(CN) - The Electronic Freedom Foundation and the ACLU have joined an emergency neonatal nurse's appeal over the National Security Agency's domestic surveillance program.
Anna Smith, a mother of two, sued President Barack Obama and the NSA just over a year ago upon the exposure of a program that collected metadata from every American's phone records.
Smith says the access of her records with Verizon - one of the companies from which the NSA culled data - violated her First and Fourth Amendment rights.
U.S. District Judge Lynn Winmill in Coeur d'Alene, Idaho, dismissed
Smith's lawsuit last month, however, so Smith is now appealing to the 9th Circuit.
"When I found out that the NSA was collecting records of my phone calls, I was shocked," Smith said in a statement through the EFF.
She is represented by her husband, Peter Smith IV, and Idaho state Rep. Luke Malek, R-Coeur d'Alene.
"I have heard of other governments spying indiscriminately on their own citizens, but I naively thought it did not happen in America," Smith added. "I believe who I call, when I call them, and how long we talk is not something the government should be able to get without a warrant. I sued because I believe the Constitution protects my calls from government searches."
Smith applauded the ACLU and the EFF for joining her cause. "What Americans can reasonably expect to remain private is an issue of monumental importance," she said.
The lawsuit likens the government's use of Section 215 of the Patriot Act to spy on Americans with "having a government official monitoring every call to determine who plaintiff Anna Smith spoke to, when Anna Smith talked, for how long and from where."
In tossing the case, Winmill said Smith v. Maryland
, a 1979 Supreme Court case about targeted surveillance, left him no choice and that the information the NSA culls is already readily available in the digital age.
The decision nevertheless expressed concerns about Americans' privacy rights and cited U.S. District Judge Richard Leon's observation in last year's Klayman v. Obama
that "records that once would have revealed a few scattered tiles of information about a person now reveal an entire mosaic - a vibrant and constantly updating picture of the person's life."

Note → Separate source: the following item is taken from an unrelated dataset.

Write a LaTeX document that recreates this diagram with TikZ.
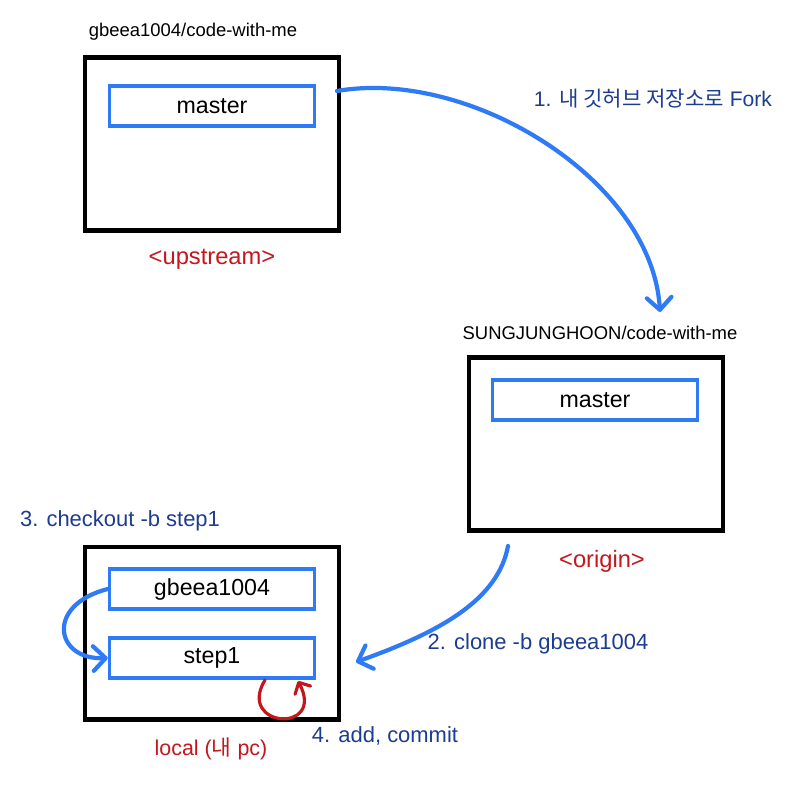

the Klayman and the other opponents of the same surveillance were likely to succeed on their Fourth Amendment claim, and enjoined the NSA from collecting their phone records. That decision has been stayed, however, pending appeal.
"Judge Leon's decision should serve as a template for a Supreme Court opinion. And it might yet." Winmill wrote. "Justice [Sonia] Sotomayor is inclined to reconsider Smith
, finding it 'ill-suited to the digital age, in which people reveal a great deal of information about themselves to third parties in the course of carrying out mundane tasks.' But Smith
was not overruled and it continues ... to bind this court."
The ACLU is advancing its own challenge
of the NSA in Manhattan, as similar claims proceed
in San Francisco.
In tossing the Manhattan case, U.S. District Judge William Pauley called the metadata collection legal and crucial for anti-terrorism purposes.
The dragnet spying program came to light last summer when former NSA contractor Edward Snowden leaked details about it to the media.
In March this year, the EFF filed
two briefs asking the 9th Circuit to block the government from issuing national security letters that let it spy on Americans. The briefs were sealed, however, because the government continues to contend that identifying the parties involved would be a threat to national security.
The federal government has maintained that its spying activities are not only necessary to prevent terrorism, but are also buoyed by all three branches of the federal government.
U.S. District Judge Susan Illston in San Francisco had found the national security letters unconstitutional
in March 2013, and ordered the FBI to stop issuing them. Her decision, however, was stayed pending the appeal.
Opening briefs in Smith's case case are due Sept. 2.
"The call records program needlessly invades the privacy of millions of people," ACLU Deputy Legal Director Jameel Jaffer said in a statement. "Even the President has acknowledged that the NSA does not need to collect information about every phone call in order to track the associations of suspected terrorists. Dragnet surveillance on this scale is both unconstitutional and unnecessary."
Founded in 1990, the EFF works to protect civil liberties in the digital world.